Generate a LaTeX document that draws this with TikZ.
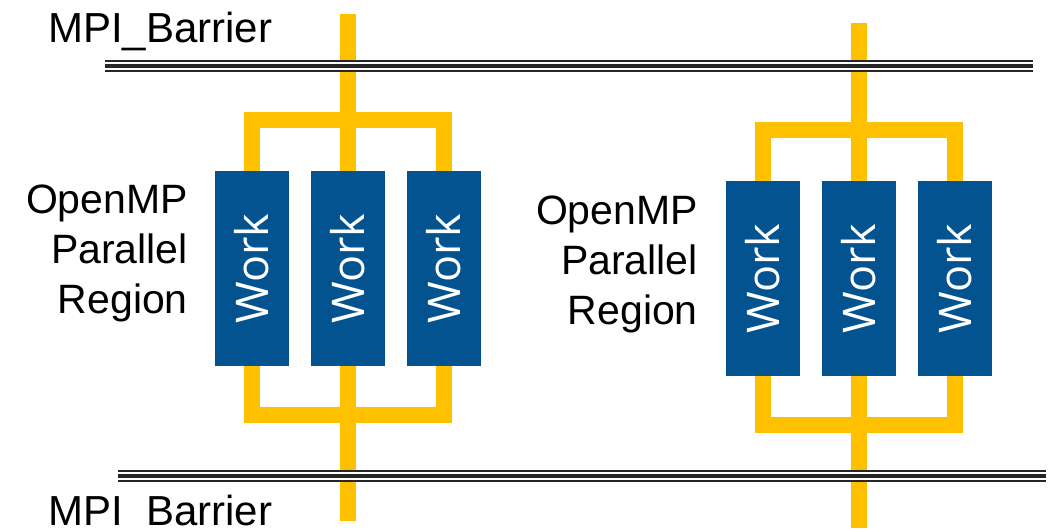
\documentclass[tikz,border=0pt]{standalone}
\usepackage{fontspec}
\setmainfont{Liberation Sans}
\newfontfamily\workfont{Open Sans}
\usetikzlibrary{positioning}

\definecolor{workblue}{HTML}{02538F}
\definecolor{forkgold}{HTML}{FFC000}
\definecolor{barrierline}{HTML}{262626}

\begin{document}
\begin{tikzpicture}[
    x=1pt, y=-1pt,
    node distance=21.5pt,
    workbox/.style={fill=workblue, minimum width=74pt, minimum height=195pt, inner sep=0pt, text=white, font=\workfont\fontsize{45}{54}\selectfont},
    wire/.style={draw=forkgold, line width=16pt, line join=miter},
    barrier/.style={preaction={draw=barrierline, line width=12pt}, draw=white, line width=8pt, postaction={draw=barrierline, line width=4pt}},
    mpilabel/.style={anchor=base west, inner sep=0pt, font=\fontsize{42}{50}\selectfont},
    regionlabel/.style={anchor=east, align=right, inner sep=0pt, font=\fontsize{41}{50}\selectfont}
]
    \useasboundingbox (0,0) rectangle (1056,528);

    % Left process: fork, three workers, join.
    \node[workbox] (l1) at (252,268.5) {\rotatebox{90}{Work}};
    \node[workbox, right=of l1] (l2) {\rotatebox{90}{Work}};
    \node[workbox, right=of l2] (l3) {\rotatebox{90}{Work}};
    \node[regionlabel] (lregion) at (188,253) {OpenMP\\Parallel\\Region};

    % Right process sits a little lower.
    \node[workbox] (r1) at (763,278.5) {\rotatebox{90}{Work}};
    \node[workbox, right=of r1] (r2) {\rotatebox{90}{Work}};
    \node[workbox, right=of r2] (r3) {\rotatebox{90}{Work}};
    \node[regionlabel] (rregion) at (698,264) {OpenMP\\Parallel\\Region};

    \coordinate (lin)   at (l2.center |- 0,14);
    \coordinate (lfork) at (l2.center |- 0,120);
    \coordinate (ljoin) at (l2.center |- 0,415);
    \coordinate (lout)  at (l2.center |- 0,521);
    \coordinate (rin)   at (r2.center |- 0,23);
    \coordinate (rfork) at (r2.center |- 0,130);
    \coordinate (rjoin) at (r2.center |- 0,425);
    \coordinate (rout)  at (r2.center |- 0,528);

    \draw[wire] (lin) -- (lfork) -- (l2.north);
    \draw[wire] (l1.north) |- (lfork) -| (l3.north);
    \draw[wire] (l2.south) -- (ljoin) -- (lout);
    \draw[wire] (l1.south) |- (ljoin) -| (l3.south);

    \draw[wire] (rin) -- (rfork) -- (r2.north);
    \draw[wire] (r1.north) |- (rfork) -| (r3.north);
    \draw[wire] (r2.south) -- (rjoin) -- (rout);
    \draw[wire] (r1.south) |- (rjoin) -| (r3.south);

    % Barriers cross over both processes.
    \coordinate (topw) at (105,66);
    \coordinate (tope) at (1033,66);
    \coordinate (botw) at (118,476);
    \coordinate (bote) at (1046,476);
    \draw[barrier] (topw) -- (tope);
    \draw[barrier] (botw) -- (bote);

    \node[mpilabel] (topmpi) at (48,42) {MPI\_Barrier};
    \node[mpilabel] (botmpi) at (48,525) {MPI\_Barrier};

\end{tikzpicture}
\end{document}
━━━━━━
Repeat the listing above from its first line through the line that contains "(rregion) at (698,264)", both included, and nothing more. Drop the pictures.

■ ANSWER BELOW:
Generate a LaTeX document that draws this with TikZ.
\documentclass[tikz,border=0pt]{standalone}
\usepackage{fontspec}
\setmainfont{Liberation Sans}
\newfontfamily\workfont{Open Sans}
\usetikzlibrary{positioning}

\definecolor{workblue}{HTML}{02538F}
\definecolor{forkgold}{HTML}{FFC000}
\definecolor{barrierline}{HTML}{262626}

\begin{document}
\begin{tikzpicture}[
    x=1pt, y=-1pt,
    node distance=21.5pt,
    workbox/.style={fill=workblue, minimum width=74pt, minimum height=195pt, inner sep=0pt, text=white, font=\workfont\fontsize{45}{54}\selectfont},
    wire/.style={draw=forkgold, line width=16pt, line join=miter},
    barrier/.style={preaction={draw=barrierline, line width=12pt}, draw=white, line width=8pt, postaction={draw=barrierline, line width=4pt}},
    mpilabel/.style={anchor=base west, inner sep=0pt, font=\fontsize{42}{50}\selectfont},
    regionlabel/.style={anchor=east, align=right, inner sep=0pt, font=\fontsize{41}{50}\selectfont}
]
    \useasboundingbox (0,0) rectangle (1056,528);

    % Left process: fork, three workers, join.
    \node[workbox] (l1) at (252,268.5) {\rotatebox{90}{Work}};
    \node[workbox, right=of l1] (l2) {\rotatebox{90}{Work}};
    \node[workbox, right=of l2] (l3) {\rotatebox{90}{Work}};
    \node[regionlabel] (lregion) at (188,253) {OpenMP\\Parallel\\Region};

    % Right process sits a little lower.
    \node[workbox] (r1) at (763,278.5) {\rotatebox{90}{Work}};
    \node[workbox, right=of r1] (r2) {\rotatebox{90}{Work}};
    \node[workbox, right=of r2] (r3) {\rotatebox{90}{Work}};
    \node[regionlabel] (rregion) at (698,264) {OpenMP\\Parallel\\Region};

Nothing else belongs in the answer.